Reproduce this listing in full.
--- START Data shown ---
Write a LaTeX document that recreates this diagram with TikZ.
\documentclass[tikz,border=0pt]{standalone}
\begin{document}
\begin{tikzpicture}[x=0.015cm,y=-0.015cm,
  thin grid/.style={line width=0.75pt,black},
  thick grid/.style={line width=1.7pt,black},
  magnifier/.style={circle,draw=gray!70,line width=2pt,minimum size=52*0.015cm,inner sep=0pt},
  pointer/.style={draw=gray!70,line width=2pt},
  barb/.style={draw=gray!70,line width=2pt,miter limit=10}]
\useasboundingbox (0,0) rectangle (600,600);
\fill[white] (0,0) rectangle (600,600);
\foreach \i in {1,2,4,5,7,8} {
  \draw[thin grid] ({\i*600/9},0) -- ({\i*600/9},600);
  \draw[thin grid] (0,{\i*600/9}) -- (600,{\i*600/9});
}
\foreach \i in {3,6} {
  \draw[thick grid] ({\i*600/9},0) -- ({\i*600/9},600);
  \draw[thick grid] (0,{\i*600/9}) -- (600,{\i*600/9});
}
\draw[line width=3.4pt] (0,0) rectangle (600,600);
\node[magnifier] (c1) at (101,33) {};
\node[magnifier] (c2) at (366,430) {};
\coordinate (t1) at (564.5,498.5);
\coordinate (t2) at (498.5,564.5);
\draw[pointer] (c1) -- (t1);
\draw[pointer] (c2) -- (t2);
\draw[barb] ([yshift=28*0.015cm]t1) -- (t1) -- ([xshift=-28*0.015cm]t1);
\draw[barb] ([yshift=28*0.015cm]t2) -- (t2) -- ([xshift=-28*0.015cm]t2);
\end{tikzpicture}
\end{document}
--- END Data shown ---
**Reply to the task**
Write a LaTeX document that recreates this diagram with TikZ.
\documentclass[tikz,border=0pt]{standalone}
\begin{document}
\begin{tikzpicture}[x=0.015cm,y=-0.015cm,
  thin grid/.style={line width=0.75pt,black},
  thick grid/.style={line width=1.7pt,black},
  magnifier/.style={circle,draw=gray!70,line width=2pt,minimum size=52*0.015cm,inner sep=0pt},
  pointer/.style={draw=gray!70,line width=2pt},
  barb/.style={draw=gray!70,line width=2pt,miter limit=10}]
\useasboundingbox (0,0) rectangle (600,600);
\fill[white] (0,0) rectangle (600,600);
\foreach \i in {1,2,4,5,7,8} {
  \draw[thin grid] ({\i*600/9},0) -- ({\i*600/9},600);
  \draw[thin grid] (0,{\i*600/9}) -- (600,{\i*600/9});
}
\foreach \i in {3,6} {
  \draw[thick grid] ({\i*600/9},0) -- ({\i*600/9},600);
  \draw[thick grid] (0,{\i*600/9}) -- (600,{\i*600/9});
}
\draw[line width=3.4pt] (0,0) rectangle (600,600);
\node[magnifier] (c1) at (101,33) {};
\node[magnifier] (c2) at (366,430) {};
\coordinate (t1) at (564.5,498.5);
\coordinate (t2) at (498.5,564.5);
\draw[pointer] (c1) -- (t1);
\draw[pointer] (c2) -- (t2);
\draw[barb] ([yshift=28*0.015cm]t1) -- (t1) -- ([xshift=-28*0.015cm]t1);
\draw[barb] ([yshift=28*0.015cm]t2) -- (t2) -- ([xshift=-28*0.015cm]t2);
\end{tikzpicture}
\end{document}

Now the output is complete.